__WRITTEN REQUEST__
Copy the first line of the entries below and every line after it through the line containing "from matplotlib.lines import Line2D". Do not include pictures.

[A run of records]
◇ ◇ ◇
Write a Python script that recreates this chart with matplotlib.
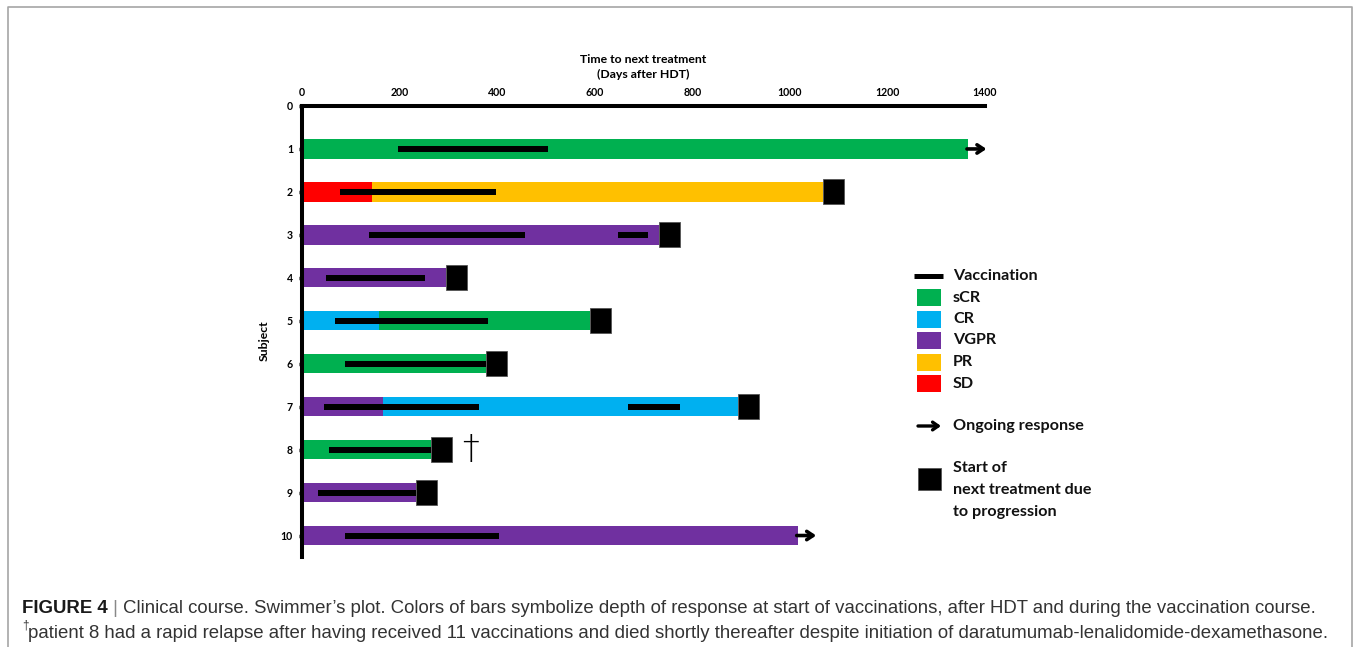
import matplotlib
matplotlib.use('Agg')
import matplotlib.pyplot as plt
from matplotlib.patches import Rectangle
from matplotlib.lines import Line2D

# response colours (Office palette)
colors = {
    'sCR': '#00B050',
    'CR': '#00B0F0',
    'VGPR': '#7030A0',
    'PR': '#FFC000',
    'SD': '#FF0000',
}
legend_order = ['sCR', 'CR', 'VGPR', 'PR', 'SD']

subjects = [1, 2, 3, 4, 5, 6, 7, 8, 9, 10]

# response segments per subject: (start day, end day, response)
segments = {
    1: [(0, 1365, 'sCR')],
    2: [(0, 143, 'SD'), (143, 1068, 'PR')],
    3: [(0, 732, 'VGPR')],
    4: [(0, 295, 'VGPR')],
    5: [(0, 158, 'CR'), (158, 590, 'sCR')],
    6: [(0, 377, 'sCR')],
    7: [(0, 167, 'VGPR'), (167, 893, 'CR')],
    8: [(0, 264, 'sCR')],
    9: [(0, 234, 'VGPR')],
    10: [(0, 1016, 'VGPR')],
}

# vaccination periods per subject: (start day, end day)
vaccinations = {
    1: [(197, 504)],
    2: [(78, 398)],
    3: [(137, 457), (648, 709)],
    4: [(49, 252)],
    5: [(68, 381)],
    6: [(88, 377)],
    7: [(45, 363), (668, 775)],
    8: [(55, 264)],
    9: [(33, 234)],
    10: [(88, 404)],
}

# how the course ends: 'arrow' = ongoing response, 'square' = next treatment
outcome = {1: 'arrow', 2: 'square', 3: 'square', 4: 'square', 5: 'square',
           6: 'square', 7: 'square', 8: 'square', 9: 'square', 10: 'arrow'}
died = [8]

x_ticks = [0, 200, 400, 600, 800, 1000, 1200, 1400]
y_ticks = [0] + subjects

W, H = 1356, 647
fig = plt.figure(figsize=(W / 100, H / 100), dpi=100)
ax = fig.add_axes([302 / W, 1 - 557 / H, 683 / W, 451 / H])

chart_font = 'Lato'

for s in subjects:
    for start, end, resp in segments[s]:
        ax.barh(s, end - start, left=start, height=0.45, color=colors[resp],
                linewidth=0, zorder=2)
    for start, end in vaccinations[s]:
        ax.barh(s, end - start, left=start, height=0.14, color='black',
                linewidth=0, zorder=3)
    last = segments[s][-1][1]
    if outcome[s] == 'square':
        ax.add_patch(Rectangle((last, s - 0.29), 43, 0.58, facecolor='black',
                               edgecolor='#555555', linewidth=0.6, zorder=4))
    else:
        ax.annotate('', xy=(last + 38, s), xytext=(last - 2, s),
                    arrowprops=dict(arrowstyle='->,head_length=0.45,head_width=0.3',
                                    lw=2.6, color='black', shrinkA=0, shrinkB=0),
                    annotation_clip=False, zorder=4)
    if s in died:
        ax.text(last + 82, s, '\u2020', ha='center', va='center', fontsize=24,
                family='DejaVu Sans', fontweight='light', color='black')

ax.set_xlim(0, 1400)
ax.set_ylim(10.5, 0)
ax.xaxis.tick_top()
ax.set_xticks(x_ticks)
ax.set_yticks(y_ticks)
ax.tick_params(axis='x', length=0, pad=6)
ax.tick_params(axis='y', length=2.5, width=2.5, pad=4)
for lab in ax.get_xticklabels() + ax.get_yticklabels():
    lab.set_family(chart_font)
    lab.set_fontweight('bold')
    lab.set_fontsize(7.6)

for side in ['right', 'bottom']:
    ax.spines[side].set_visible(False)
for side in ['left', 'top']:
    ax.spines[side].set_linewidth(2.9)

ax.xaxis.set_label_position('top')
ax.set_xlabel('Time to next treatment\n(Days after HDT)', family=chart_font,
              fontweight='bold', fontsize=8.8, labelpad=6, linespacing=1.45)
ax.set_ylabel('Subject', family=chart_font, fontweight='bold', fontsize=8.8)
ax.yaxis.set_label_coords(-0.047, 0.48)


# ── legend (drawn in figure pixels) ──
def fx(px):
    return px / W


def fy(py):
    return 1 - py / H


leg_kw = dict(family=chart_font, fontweight='bold', fontsize=11.6,
              va='center', ha='left', color='#111111')
fig.add_artist(Line2D([fx(914), fx(943)], [fy(276), fy(276)], color='black',
                      lw=3.6, solid_capstyle='butt'))
fig.text(fx(953), fy(276), 'Vaccination', **leg_kw)
for i, resp in enumerate(legend_order):
    yc = 297.5 + i * 21.5
    fig.add_artist(Rectangle((fx(917), fy(yc + 8.5)), 24 / W, 17 / H,
                             facecolor=colors[resp], edgecolor='none',
                             transform=fig.transFigure))
    fig.text(fx(953), fy(yc), resp, **leg_kw)
ax.annotate('', xy=(fx(941), fy(426)), xytext=(fx(918), fy(426)),
            xycoords='figure fraction', textcoords='figure fraction',
            arrowprops=dict(arrowstyle='->,head_length=0.4,head_width=0.28',
                            lw=2.4, color='black', shrinkA=0, shrinkB=0),
            annotation_clip=False)
fig.text(fx(953), fy(426), 'Ongoing response', **leg_kw)
fig.add_artist(Rectangle((fx(918), fy(490)), 23 / W, 22 / H,
                         facecolor='black', edgecolor='#555555', linewidth=0.6,
                         transform=fig.transFigure))
fig.text(fx(953), fy(490), 'Start of\nnext treatment due\nto progression',
         linespacing=1.72, **leg_kw)

# ── frame around the figure panel (open at the bottom) ──
frame_kw = dict(color='#a6a6a6', lw=1.2, transform=fig.transFigure)
fig.add_artist(Line2D([fx(8), fx(8), fx(1352), fx(1352)],
                      [0, fy(7), fy(7), 0], **frame_kw))

# ── caption ──
cap_size = 13.45
cap_kw = dict(family='Liberation Sans', fontsize=cap_size, va='baseline')
t1 = fig.text(fx(22), fy(613), 'FIGURE 4', fontweight='bold',
              color='#1a1a1a', **cap_kw)
sep = ax.annotate(' | ', xy=(1, 0), xycoords=t1, ha='left', va='bottom',
                  color='#888888', family='Liberation Sans', fontsize=cap_size,
                  annotation_clip=False)
ax.annotate('Clinical course. Swimmer\u2019s plot. Colors of bars symbolize depth '
            'of response at start of vaccinations, after HDT and during the '
            'vaccination course.',
            xy=(1, 0), xycoords=sep, ha='left', va='bottom', color='#333333',
            family='Liberation Sans', fontsize=cap_size, annotation_clip=False)
fig.text(fx(22), fy(629), '\u2020', family='Liberation Sans', fontsize=8.5,
         color='#333333', va='baseline')
fig.text(fx(28), fy(638), 'patient 8 had a rapid relapse after having received '
         '11 vaccinations and died shortly thereafter despite initiation of '
         'daratumumab-lenalidomide-dexamethasone.', color='#333333', **cap_kw)

fig.savefig('out.png', dpi=100)
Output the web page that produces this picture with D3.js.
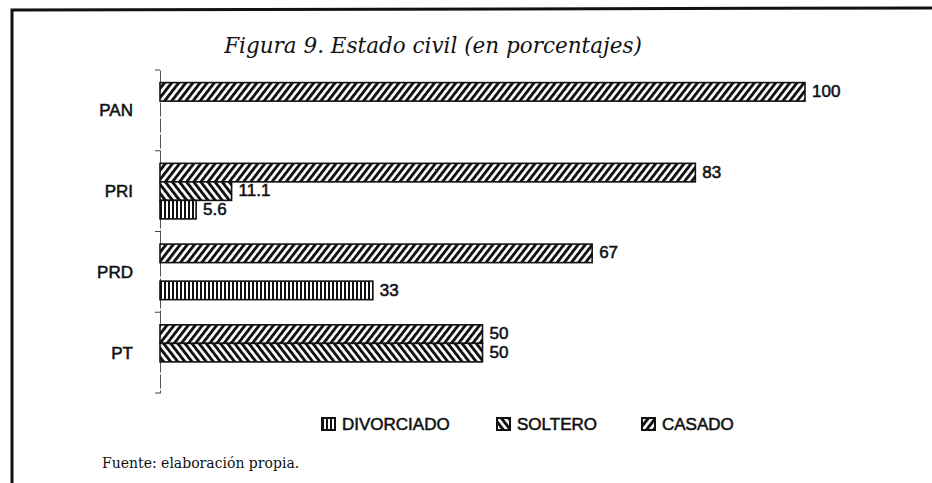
<!DOCTYPE html>
<html>
<head>
<meta charset="utf-8">
<script src="https://cdnjs.cloudflare.com/ajax/libs/d3/7.8.5/d3.min.js"></script>
<style>
  body { margin: 0; background: #fff; }
  svg { display: block; }
  .sans { font-family: "Liberation Sans", Arial, sans-serif; fill: #111; stroke: #111; stroke-width: 0.55px; }
</style>
</head>
<body>
<div class="chart"></div>
<script>
// DATA //
var categories = ['PAN', 'PRI', 'PRD', 'PT'];
var seriesNames = ['CASADO', 'SOLTERO', 'DIVORCIADO'];   // order inside each band, top to bottom
var casado = [100, 83, 67, 50];
var soltero = [0, 11.1, 0, 50];
var divorciado = [0, 5.6, 33, 0];
var valueLabels = { CASADO: ['100', '83', '67', '50'], SOLTERO: ['', '11.1', '', '50'], DIVORCIADO: ['', '5.6', '33', ''] };
var legendOrder = ['DIVORCIADO', 'SOLTERO', 'CASADO'];
var title = 'Figura 9. Estado civil (en porcentajes)';
var source = 'Fuente: elaboración propia.';

var values = { CASADO: casado, SOLTERO: soltero, DIVORCIADO: divorciado };

var width = 932, height = 483;

var svg = d3.select('.chart').append('svg')
    .attr('width', width)
    .attr('height', height);

// patterns
var defs = svg.append('defs');
function stripes(id, angle, size, stroke) {
    var p = defs.append('pattern')
        .attr('id', id)
        .attr('patternUnits', 'userSpaceOnUse')
        .attr('width', size).attr('height', size)
        .attr('patternTransform', 'rotate(' + angle + ')');
    p.append('rect').attr('width', size).attr('height', size).attr('fill', '#fff');
    p.append('rect').attr('width', stroke).attr('height', size).attr('fill', '#111');
}
stripes('pat-CASADO', 38, 5.6, 2.9);
stripes('pat-SOLTERO', -38, 5.6, 2.9);
stripes('pat-DIVORCIADO', 0, 4, 2);

// frame (only top and left edges visible)
svg.append('path')
    .attr('d', 'M12,483 L12,10 L932,8')
    .attr('fill', 'none')
    .attr('stroke', '#111')
    .attr('stroke-width', 3);

// title
svg.append('text')
    .attr('x', 433).attr('y', 53)
    .attr('text-anchor', 'middle')
    .style('font-family', '"DejaVu Serif", serif')
    .style('font-style', 'italic')
    .style('font-size', '21.5px')
    .style('fill', '#111')
    .text(title);

// scales
var x = d3.scaleLinear().domain([0, 100]).range([160, 805]);
var y = d3.scaleBand().domain(categories).range([70, 393]).paddingInner(0);
var ySub = d3.scaleBand().domain(seriesNames).range([0, y.bandwidth()]).paddingInner(0).paddingOuter(0.68);

// axis
var yAxis = svg.append('g')
    .attr('transform', 'translate(' + x(0) + ',0)')
    .call(d3.axisLeft(y).tickSize(0).tickFormat(''));
yAxis.select('.domain').attr('stroke', '#555').attr('stroke-width', 1).attr('stroke-dasharray', '14,2');
yAxis.selectAll('.tick').remove();
var bounds = categories.map(function(c) { return y(c); }).concat([y.range()[1]]);
svg.selectAll('.btick')
    .data(bounds).enter().append('line')
    .attr('class', 'btick')
    .attr('x1', x(0) - 5).attr('x2', x(0))
    .attr('y1', function(d) { return d; })
    .attr('y2', function(d) { return d; })
    .attr('stroke', '#444');

// category labels
svg.selectAll('.cat')
    .data(categories).enter().append('text')
    .attr('class', 'sans cat')
    .attr('x', 133)
    .attr('y', function(d) { return y(d) + y.bandwidth() / 2; })
    .attr('dy', '0.36em')
    .attr('text-anchor', 'end')
    .style('font-size', '17px')
    .text(function(d) { return d; });

// bars
var rows = [];
seriesNames.forEach(function(s) {
    categories.forEach(function(c, i) {
        rows.push({ series: s, cat: c, value: values[s][i], label: valueLabels[s][i] });
    });
});
rows = rows.filter(function(d) { return d.value > 0; });

var bars = svg.append('g');
bars.selectAll('rect')
    .data(rows).enter().append('rect')
    .attr('x', x(0))
    .attr('y', function(d) { return y(d.cat) + ySub(d.series); })
    .attr('width', function(d) { return x(d.value) - x(0); })
    .attr('height', ySub.bandwidth())
    .attr('fill', function(d) { return 'url(#pat-' + d.series + ')'; })
    .attr('stroke', '#111')
    .attr('stroke-width', 1.6);

bars.selectAll('text')
    .data(rows).enter().append('text')
    .attr('class', 'sans')
    .attr('x', function(d) { return x(d.value) + 7; })
    .attr('y', function(d) { return y(d.cat) + ySub(d.series) + ySub.bandwidth() / 2 - 1; })
    .attr('dy', '0.36em')
    .style('font-size', '17px')
    .text(function(d) { return d.label; });

// legend
var legendX = { DIVORCIADO: 322, SOLTERO: 497, CASADO: 642 };
var legend = svg.selectAll('.leg')
    .data(legendOrder).enter().append('g')
    .attr('class', 'leg')
    .attr('transform', function(d) { return 'translate(' + legendX[d] + ',424)'; });
legend.append('rect')
    .attr('x', 0).attr('y', -6)
    .attr('width', 13).attr('height', 12)
    .attr('fill', function(d) { return 'url(#pat-' + d + ')'; })
    .attr('stroke', '#111')
    .attr('stroke-width', 2);
legend.append('text')
    .attr('class', 'sans')
    .attr('x', 20)
    .attr('dy', '0.36em')
    .style('font-size', '17px')
    .text(function(d) { return d; });

// source note
svg.append('text')
    .attr('x', 102).attr('y', 468)
    .style('font-family', '"DejaVu Serif", serif')
    .style('font-size', '14px')
    .style('fill', '#111')
    .text(source);
</script>
</body>
</html>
◇ ◇ ◇
__REPLY TO THE TASK__
Write a Python script that recreates this chart with matplotlib.
import matplotlib
matplotlib.use('Agg')
import matplotlib.pyplot as plt
from matplotlib.patches import Rectangle
from matplotlib.lines import Line2D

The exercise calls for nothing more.